Laut der Zentrale für politische Bildung handelt es sich um eine neuheidnisch-germanische, rechtsextreme und sektenartige Organisation, die 1951 gegründet wurde und ihren Sitz im bayerischen Stockstadt hat. Zwischen 1989 und 2009 wurde die Sekte von dem damaligen Vize-Parteichef der NPD, Jürgen Rieger, geführt.[3]

Glücklicherweise war die Artgemeinschaft schon immer ziemlich daneben, so dass man mit wenig Nachdenken darauf kam, dass die nicht alle Latten am Zaun hatten:

Vom Verbot ist auch die Vereinszeitschrift, die „Nordische Zeitung“ betroffen.
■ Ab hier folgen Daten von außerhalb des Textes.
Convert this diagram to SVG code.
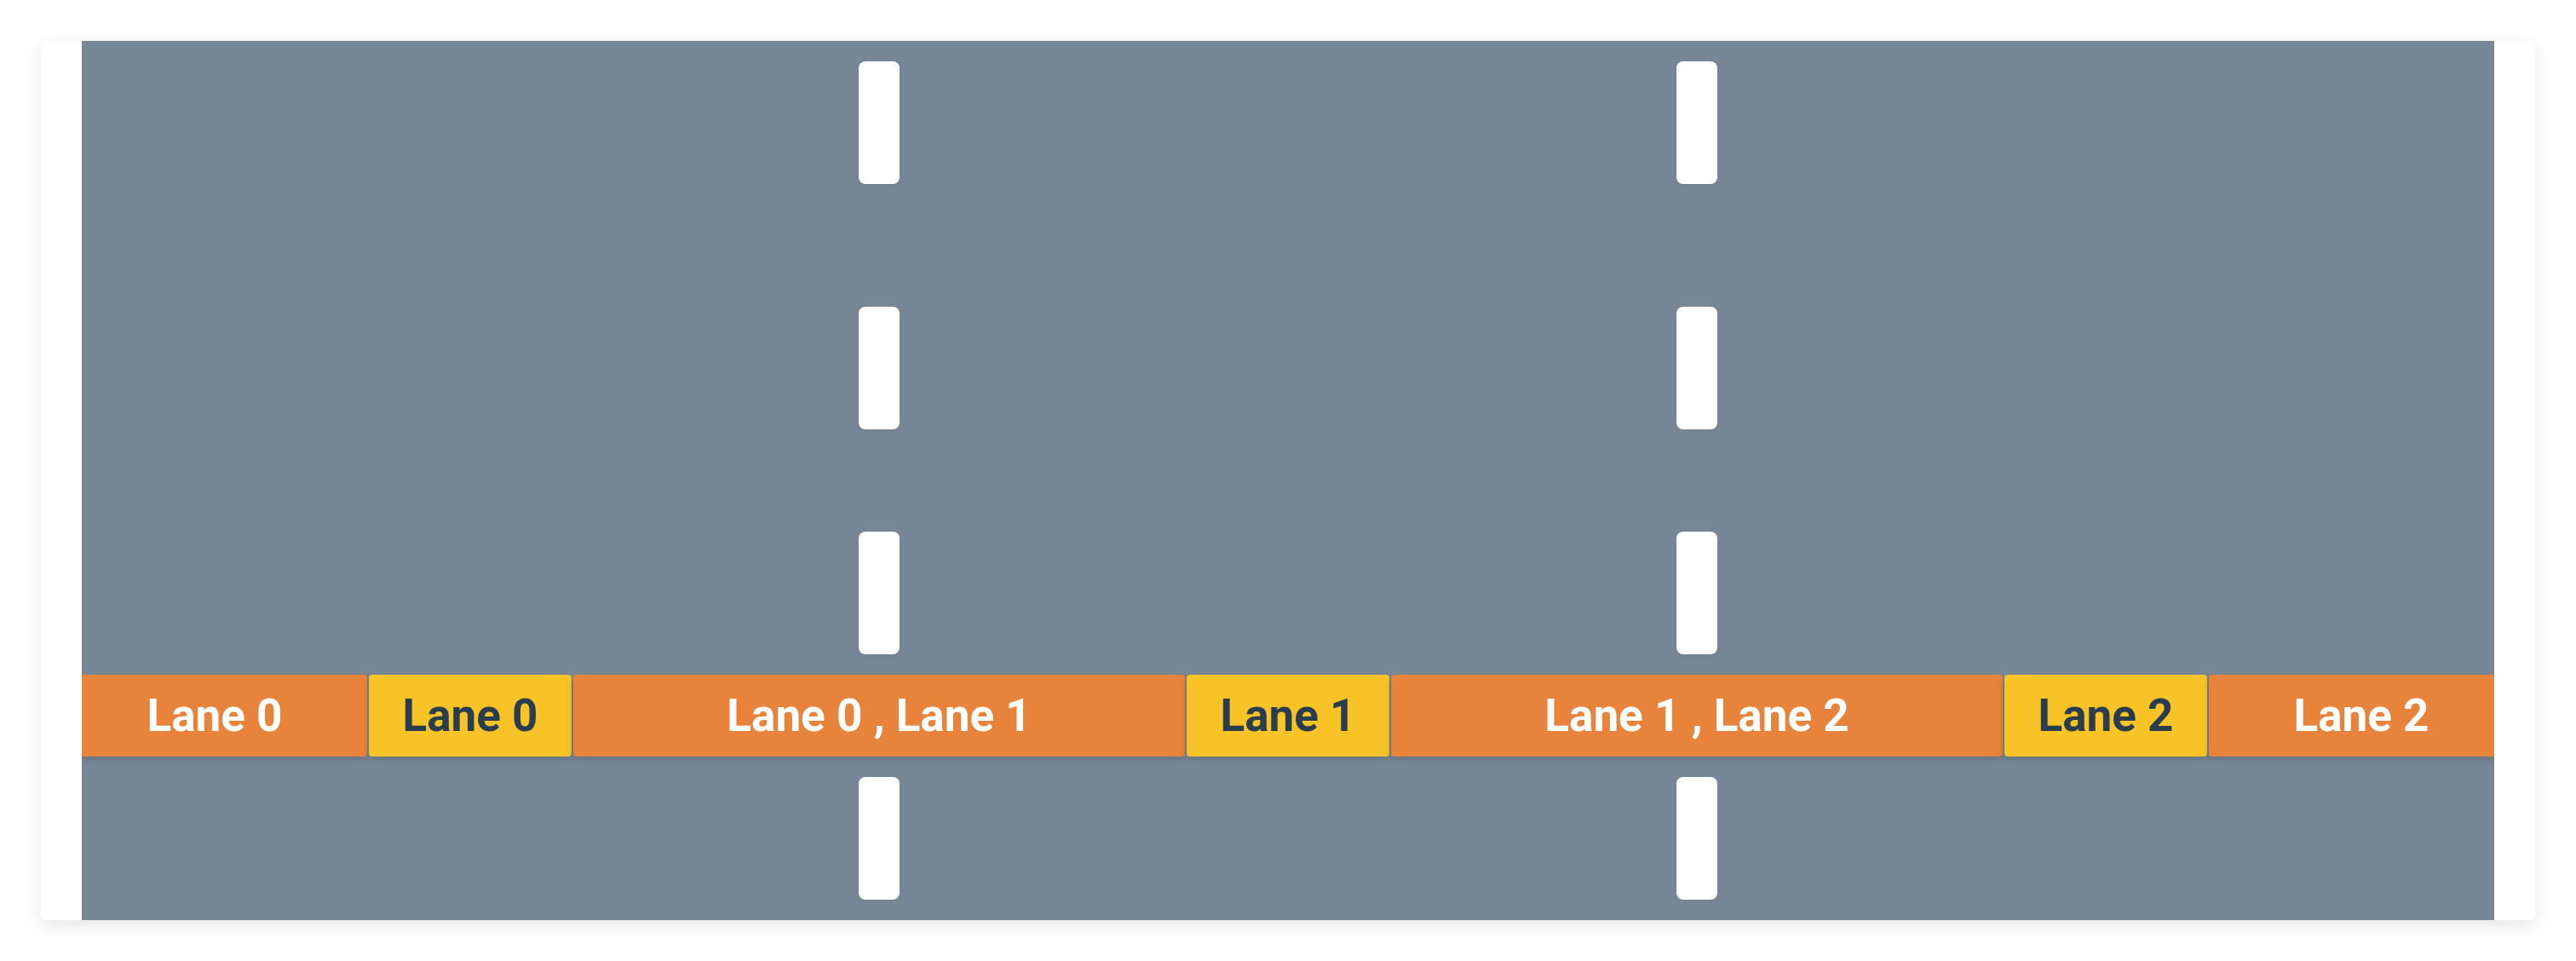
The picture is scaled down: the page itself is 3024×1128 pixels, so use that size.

Als Logo dient der „Artgemeinschaft“ die sogenannte Irminsul, ein Symbol der germanischen Mythologie. Ebenfalls als Symbol der Gruppierung fungiert ein Adler, der einen christlichen Fisch greift. Dieses Zeichen ist sogar markenrechtlich auf die „Artgemeinschaft“ eingetragen.

Wegen der Ablehnung des Christentums verwendet die „Artgemeinschaft“ nicht die üblichen Jahreszahlen, also „nach Christus“. Stattdessen schreibt die germanisch-heidnische Gruppe heute das Jahr 3823 „nach Stonehenge“.[4]

Stonehenge, das uralte germanische Heiligtum. War mir bisher irgendwie entgangen.

Das Baudatum von Stonehenge wäre nebenbei dann 1.800 vor Christus, ungefähr 1.200 Jahre nach dem vermuteten Baudatum der ersten Version.[5] Und als Historiker schreibe ich brav weiter „vor Christus“ – über Kalender Politik zu machen haben schon andere Leute versucht und sind gescheitert. Ich lasse da die Finger von.

Zurück zum Anfangsthema: Die Artgemeinschaft ist verboten. Ein wichtiger Schritt, aber ein sehr später (und ein wenig bleibt die Angst, dass es nur Wahlkampfgetöse ist).